Exercise requirements: Quote the lines that run from the line containing "Write a LaTeX" down to the line containing "(0,0) rectangle (1000,727);". Include both of those lines, reproduce each exactly, and omit everything else.

(Rows from a dataset of charts and code)
*****
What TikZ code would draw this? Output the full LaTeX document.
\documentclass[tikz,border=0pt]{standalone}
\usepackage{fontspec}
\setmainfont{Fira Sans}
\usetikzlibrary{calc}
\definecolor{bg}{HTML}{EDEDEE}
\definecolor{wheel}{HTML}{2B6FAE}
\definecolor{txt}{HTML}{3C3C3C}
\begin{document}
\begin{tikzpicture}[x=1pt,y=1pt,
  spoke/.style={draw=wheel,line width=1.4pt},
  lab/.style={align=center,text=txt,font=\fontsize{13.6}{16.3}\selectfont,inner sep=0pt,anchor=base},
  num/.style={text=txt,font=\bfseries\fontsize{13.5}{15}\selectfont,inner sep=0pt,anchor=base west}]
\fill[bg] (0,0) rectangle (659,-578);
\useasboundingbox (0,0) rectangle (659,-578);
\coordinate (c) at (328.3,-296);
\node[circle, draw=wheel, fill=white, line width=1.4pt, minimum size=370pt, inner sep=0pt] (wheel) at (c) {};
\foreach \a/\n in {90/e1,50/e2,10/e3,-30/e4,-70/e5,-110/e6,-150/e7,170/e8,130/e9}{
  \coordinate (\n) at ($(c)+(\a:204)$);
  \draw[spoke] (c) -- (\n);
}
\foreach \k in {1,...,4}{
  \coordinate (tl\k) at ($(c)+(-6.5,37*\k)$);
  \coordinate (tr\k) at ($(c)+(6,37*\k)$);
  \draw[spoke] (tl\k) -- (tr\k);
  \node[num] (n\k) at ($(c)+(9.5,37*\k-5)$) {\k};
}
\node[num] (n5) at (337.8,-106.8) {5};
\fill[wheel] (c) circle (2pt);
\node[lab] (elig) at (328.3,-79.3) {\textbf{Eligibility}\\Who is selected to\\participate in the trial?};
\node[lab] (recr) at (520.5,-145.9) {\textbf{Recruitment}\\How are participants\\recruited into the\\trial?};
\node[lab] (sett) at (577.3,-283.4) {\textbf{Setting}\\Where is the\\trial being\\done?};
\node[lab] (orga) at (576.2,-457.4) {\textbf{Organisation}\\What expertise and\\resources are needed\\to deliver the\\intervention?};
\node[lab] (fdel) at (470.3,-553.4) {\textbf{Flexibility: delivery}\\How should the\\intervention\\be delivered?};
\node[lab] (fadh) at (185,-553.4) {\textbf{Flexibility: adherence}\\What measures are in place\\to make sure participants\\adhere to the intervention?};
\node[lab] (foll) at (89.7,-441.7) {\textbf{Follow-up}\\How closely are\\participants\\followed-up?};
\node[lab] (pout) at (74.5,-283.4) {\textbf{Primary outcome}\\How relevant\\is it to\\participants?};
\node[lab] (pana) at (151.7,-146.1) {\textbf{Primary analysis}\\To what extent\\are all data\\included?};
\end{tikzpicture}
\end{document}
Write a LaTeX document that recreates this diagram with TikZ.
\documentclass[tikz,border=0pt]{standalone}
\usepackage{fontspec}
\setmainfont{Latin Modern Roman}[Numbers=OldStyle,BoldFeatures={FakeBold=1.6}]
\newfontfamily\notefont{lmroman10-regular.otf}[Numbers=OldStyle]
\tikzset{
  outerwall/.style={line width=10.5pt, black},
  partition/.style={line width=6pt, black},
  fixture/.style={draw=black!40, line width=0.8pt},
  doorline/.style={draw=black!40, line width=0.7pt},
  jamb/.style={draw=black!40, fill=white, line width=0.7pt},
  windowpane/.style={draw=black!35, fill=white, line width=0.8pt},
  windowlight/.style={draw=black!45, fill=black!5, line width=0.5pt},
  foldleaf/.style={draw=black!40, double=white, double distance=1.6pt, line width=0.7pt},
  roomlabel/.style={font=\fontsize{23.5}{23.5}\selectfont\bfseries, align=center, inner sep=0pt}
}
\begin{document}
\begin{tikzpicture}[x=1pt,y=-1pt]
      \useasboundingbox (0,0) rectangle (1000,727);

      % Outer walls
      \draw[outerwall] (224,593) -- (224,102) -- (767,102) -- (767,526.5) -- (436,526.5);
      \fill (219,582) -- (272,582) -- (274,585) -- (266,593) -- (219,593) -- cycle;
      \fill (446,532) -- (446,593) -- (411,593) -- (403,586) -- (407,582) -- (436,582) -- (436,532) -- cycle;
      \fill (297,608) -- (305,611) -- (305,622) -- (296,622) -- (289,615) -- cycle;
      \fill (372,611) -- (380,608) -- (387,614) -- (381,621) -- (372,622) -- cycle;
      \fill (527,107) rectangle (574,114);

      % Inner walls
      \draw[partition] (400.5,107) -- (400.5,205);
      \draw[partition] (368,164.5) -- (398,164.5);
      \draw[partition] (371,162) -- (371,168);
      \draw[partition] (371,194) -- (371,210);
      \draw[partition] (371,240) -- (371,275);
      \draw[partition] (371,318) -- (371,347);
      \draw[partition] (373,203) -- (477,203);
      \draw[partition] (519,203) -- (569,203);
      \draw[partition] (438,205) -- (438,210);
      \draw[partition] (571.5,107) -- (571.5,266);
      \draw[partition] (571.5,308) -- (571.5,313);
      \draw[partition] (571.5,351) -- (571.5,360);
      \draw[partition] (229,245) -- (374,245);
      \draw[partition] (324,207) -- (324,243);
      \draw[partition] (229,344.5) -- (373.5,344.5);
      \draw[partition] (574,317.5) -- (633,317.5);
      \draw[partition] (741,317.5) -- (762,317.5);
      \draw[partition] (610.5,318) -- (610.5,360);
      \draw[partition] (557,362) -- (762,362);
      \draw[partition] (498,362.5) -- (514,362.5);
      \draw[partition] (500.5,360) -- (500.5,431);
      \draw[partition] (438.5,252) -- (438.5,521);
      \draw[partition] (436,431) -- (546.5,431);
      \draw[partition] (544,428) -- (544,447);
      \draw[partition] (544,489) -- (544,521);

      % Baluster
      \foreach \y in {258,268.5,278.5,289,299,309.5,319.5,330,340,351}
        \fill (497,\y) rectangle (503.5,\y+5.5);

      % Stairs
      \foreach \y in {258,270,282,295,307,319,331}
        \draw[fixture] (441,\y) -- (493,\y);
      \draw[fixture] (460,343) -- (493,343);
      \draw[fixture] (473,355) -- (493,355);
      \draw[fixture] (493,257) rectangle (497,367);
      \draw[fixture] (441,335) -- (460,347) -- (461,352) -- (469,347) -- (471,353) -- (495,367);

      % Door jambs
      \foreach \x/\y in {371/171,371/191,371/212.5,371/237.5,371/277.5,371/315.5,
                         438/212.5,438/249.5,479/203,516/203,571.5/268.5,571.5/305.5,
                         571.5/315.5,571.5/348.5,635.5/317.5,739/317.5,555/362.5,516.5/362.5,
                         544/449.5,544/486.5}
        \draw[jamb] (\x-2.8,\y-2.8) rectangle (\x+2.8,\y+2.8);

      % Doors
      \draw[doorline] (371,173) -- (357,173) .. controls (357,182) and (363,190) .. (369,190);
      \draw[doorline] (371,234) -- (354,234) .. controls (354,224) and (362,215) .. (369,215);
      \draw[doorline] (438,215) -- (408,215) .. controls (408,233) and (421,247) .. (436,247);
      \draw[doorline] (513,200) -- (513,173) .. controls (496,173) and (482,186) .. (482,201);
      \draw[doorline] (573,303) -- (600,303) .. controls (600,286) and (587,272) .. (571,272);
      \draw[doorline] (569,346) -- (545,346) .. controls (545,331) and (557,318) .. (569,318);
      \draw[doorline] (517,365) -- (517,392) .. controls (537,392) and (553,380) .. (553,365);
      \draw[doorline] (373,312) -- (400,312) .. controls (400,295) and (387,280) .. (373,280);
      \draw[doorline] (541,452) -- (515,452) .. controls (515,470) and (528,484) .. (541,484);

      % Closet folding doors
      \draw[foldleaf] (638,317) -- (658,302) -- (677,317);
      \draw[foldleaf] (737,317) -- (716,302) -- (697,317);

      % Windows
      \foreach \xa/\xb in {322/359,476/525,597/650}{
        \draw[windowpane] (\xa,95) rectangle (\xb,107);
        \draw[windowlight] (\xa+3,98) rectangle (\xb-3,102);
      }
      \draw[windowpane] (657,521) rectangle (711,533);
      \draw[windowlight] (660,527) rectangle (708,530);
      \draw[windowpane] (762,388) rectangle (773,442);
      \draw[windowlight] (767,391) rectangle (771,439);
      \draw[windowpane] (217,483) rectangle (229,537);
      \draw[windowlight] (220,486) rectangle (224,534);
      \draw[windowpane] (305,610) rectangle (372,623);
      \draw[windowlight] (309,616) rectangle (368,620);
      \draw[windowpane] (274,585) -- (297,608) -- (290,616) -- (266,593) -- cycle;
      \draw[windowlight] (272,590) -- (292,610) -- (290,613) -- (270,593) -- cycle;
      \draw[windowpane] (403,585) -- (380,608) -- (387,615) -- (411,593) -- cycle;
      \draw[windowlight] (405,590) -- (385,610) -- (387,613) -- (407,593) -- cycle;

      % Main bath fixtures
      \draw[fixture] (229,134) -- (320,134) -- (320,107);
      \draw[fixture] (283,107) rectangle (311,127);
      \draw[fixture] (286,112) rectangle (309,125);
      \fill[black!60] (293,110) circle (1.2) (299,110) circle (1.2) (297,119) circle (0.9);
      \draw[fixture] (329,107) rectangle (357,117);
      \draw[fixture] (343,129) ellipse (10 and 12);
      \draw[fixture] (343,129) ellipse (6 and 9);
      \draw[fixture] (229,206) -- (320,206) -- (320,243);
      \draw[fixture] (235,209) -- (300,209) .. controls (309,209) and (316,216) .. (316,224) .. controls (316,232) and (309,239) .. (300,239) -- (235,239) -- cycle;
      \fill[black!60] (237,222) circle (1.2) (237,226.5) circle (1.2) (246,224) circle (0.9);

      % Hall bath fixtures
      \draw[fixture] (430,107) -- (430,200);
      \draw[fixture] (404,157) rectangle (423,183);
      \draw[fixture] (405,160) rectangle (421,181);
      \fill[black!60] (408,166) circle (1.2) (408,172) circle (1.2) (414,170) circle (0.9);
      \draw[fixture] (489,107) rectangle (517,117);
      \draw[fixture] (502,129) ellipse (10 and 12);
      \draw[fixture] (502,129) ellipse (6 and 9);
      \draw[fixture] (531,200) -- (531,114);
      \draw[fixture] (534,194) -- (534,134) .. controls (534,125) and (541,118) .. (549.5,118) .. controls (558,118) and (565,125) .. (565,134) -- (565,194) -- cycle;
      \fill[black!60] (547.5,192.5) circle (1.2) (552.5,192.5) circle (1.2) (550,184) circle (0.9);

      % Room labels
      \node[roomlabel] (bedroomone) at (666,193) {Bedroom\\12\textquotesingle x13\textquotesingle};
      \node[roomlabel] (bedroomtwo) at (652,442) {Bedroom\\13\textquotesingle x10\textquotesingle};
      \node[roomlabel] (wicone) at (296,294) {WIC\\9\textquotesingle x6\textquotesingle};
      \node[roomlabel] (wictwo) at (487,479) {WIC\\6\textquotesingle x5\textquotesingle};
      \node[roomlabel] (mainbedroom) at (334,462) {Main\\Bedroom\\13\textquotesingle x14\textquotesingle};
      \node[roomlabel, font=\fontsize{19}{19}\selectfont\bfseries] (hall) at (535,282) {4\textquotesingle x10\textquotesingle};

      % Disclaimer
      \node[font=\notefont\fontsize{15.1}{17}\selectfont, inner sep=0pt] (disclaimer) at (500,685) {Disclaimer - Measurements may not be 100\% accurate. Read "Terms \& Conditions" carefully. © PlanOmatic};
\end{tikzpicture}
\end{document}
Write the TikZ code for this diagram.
*****
Full solution:
Write a LaTeX document that recreates this diagram with TikZ.
\documentclass[tikz,border=0pt]{standalone}
\usepackage{fontspec}
\setmainfont{Latin Modern Roman}[Numbers=OldStyle,BoldFeatures={FakeBold=1.6}]
\newfontfamily\notefont{lmroman10-regular.otf}[Numbers=OldStyle]
\tikzset{
  outerwall/.style={line width=10.5pt, black},
  partition/.style={line width=6pt, black},
  fixture/.style={draw=black!40, line width=0.8pt},
  doorline/.style={draw=black!40, line width=0.7pt},
  jamb/.style={draw=black!40, fill=white, line width=0.7pt},
  windowpane/.style={draw=black!35, fill=white, line width=0.8pt},
  windowlight/.style={draw=black!45, fill=black!5, line width=0.5pt},
  foldleaf/.style={draw=black!40, double=white, double distance=1.6pt, line width=0.7pt},
  roomlabel/.style={font=\fontsize{23.5}{23.5}\selectfont\bfseries, align=center, inner sep=0pt}
}
\begin{document}
\begin{tikzpicture}[x=1pt,y=-1pt]
      \useasboundingbox (0,0) rectangle (1000,727);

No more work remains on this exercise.